Monday, November 4, 2013

Black forest cake quest

You know those dreams where you have to pee and you spend the entire time searching for a bathroom but then the surfaces are made of slime and it's too disgusting to sit down, or the door is locked, or the walls turn transparent halfway through and you have to leave or there are monsters in the tank all of which turns out to be actually great since then you have to WAKE  UP to accomplish your goal?

I just realized where you think this is going but you are wrong.  The point is that besides saving you from wetting the bed, these dreams are anxiety dreams.  Similar to the dreams where you have to write a test but you show up in your pyjamas without a pencil and the classroom is across campus through a labyrinth, or the dreams where you are late for your flight and can't find your passport and discover the airport was moved to another city and your car won't start so you have to steal one...

How can you be certain it's an anxiety dream?  There is no resolution.  You never catch your flight.  You never locate the classroom.  You never find a suitable restroom.

Last night I dreamt that my impossible quest was about cake.  I was on my way to a party at a hotel but I had forgotten to bring anything and got lost in the corridors.  I ended up taking a long series of flights of stairs and at the very bottom was a broken water fountain holding up a half eaten Black Forest cake. 

To one side was the hotel kitchen; staff bustled in and out of the swinging doors, carrying in dirty dishes and pushing full carts out to the elevator.  On the other side was a row of five computer poker booths manned by patrons with bottomless glasses of lager, who, other than their playing hand on the digital screen, looked like they hadn't moved in several years.

The cake was moist and fresh but sat at an angle in the fountain so the cream had collected on one side, making the whole thing lopsided.  I figured it was being trashed.  Next to it sat a knife and three clean plates.  I stood there for half an hour, waiting for the hubbub to subside long enough for me to sneak in and cut off some pieces to bring to the party.

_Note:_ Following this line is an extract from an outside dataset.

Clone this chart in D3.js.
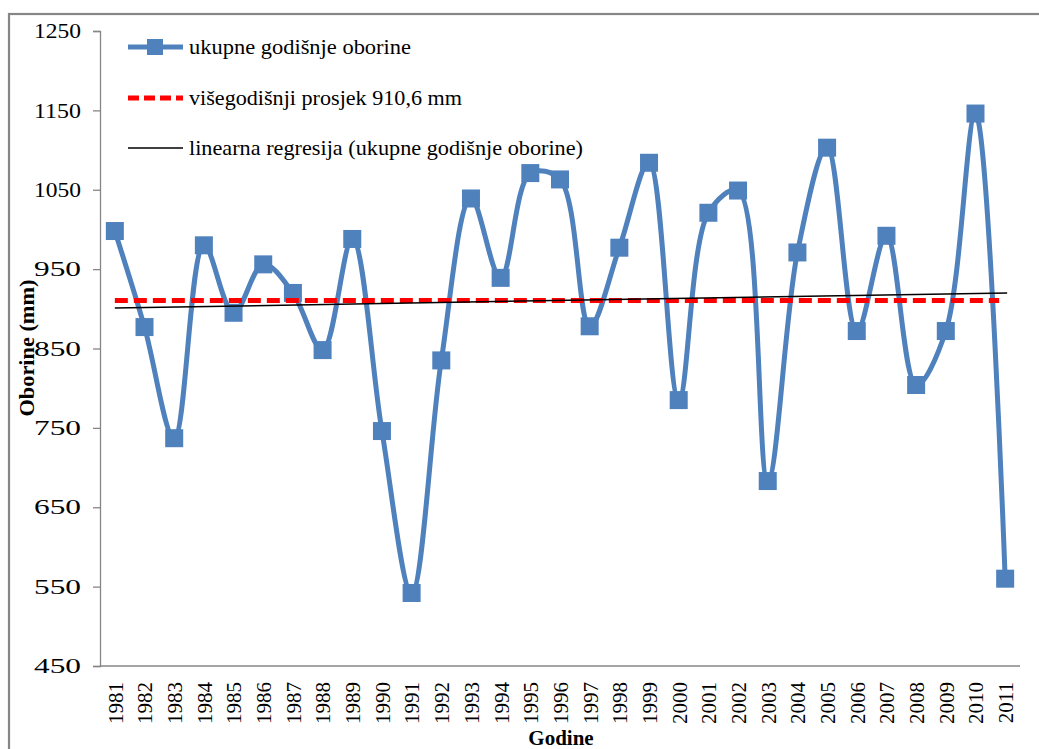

Just as there was a lull in activity, the cake moved a fraction of an inch and imploded, falling into the fountain.  I was horrified.  All that fresh cream and moist chocolate wasted.  I went back up the stairs determined to find the party but instead found one of my friends, a tall fat gamer named Jesse.  He looked more like a retired lumberjack than a computer nerd.  He carried a beer in one hand and an ipad in the other, managing somehow to carry on playing his game while drinking beer, walking through the hotel and holding up his end of a conversation. 

At one point he also succeeded in groping my breast in a friendly non-threatening way all without putting any of his accessories down.  When I shook my head he shrugged and said, "a guy's gotta try, you know?"  I said no, I did not really know that, but he was so amiable and nonchalant that I couldn't muster any outrage. 

I told Jesse about the fountain.  He wanted to see it so I re-traced my route down the stairs.  Lo and behold, a new cake sat there, entirely untouched.  It was even more lopsided than the first.  Now I was less sure it was trash and considered that the place was just so busy that they had taken to setting cakes on any surface available.

I still wanted slices of cake and now it was a matter of stealing it, rather than a noble effort to prevent waste.  Again, I waited for a break in the steady stream of hotel bussers and bellhops.  Now there also were a couple of homeless people lying on the carpet, which was littered with candy bar wrappers and empty packs of cigarettes.  Jesse and I moved in slowly, like cheetahs fixed on prey.  He was surprisingly graceful for such a big guy.  I mentioned it and he said, oh, yeah, he took ballet as a kid.  People are full of surprises.

We were inches from the target when it happened again: the cake shifted, and the four tier pastry came down like it had been hit by a wrecking ball.  Jesse and I locked eyes, shared the same thought.  We dug into the top of the cake, bringing up handful of somewhat intact double layered cake and set it on plates.  I grabbed a slice and shoved it into his mouth.  He threw the piece he was holding directly into my face, and I reflexively closed my eyes. 

When I had cleaned up enough to see again, Jesse was gone, along with the two plates of cake we had salvaged.  A fresh cake sat in the fountain, this time inside a cardboard box.  I took the knife and carefully cut a perfect wedge, setting it onto the last plate.  I turned to go but at the top of the stairs I looked carefully at what I had acquired.  Like all the cakes before, this one was lopsided.  I had cut mostly a wedge of cream. 

I turned to go back, thinking I could cut a piece out of the opposite side and balance it out.  I lost my footing and the cake went up into the air; when it landed the cream sprayed off the plate in all directions, settling back down like a melted snowman in a puddle around the plate.  I realized that I had all the cream from the cake in that piece.  Even if I went back down the stairs, the cake would be completely dry.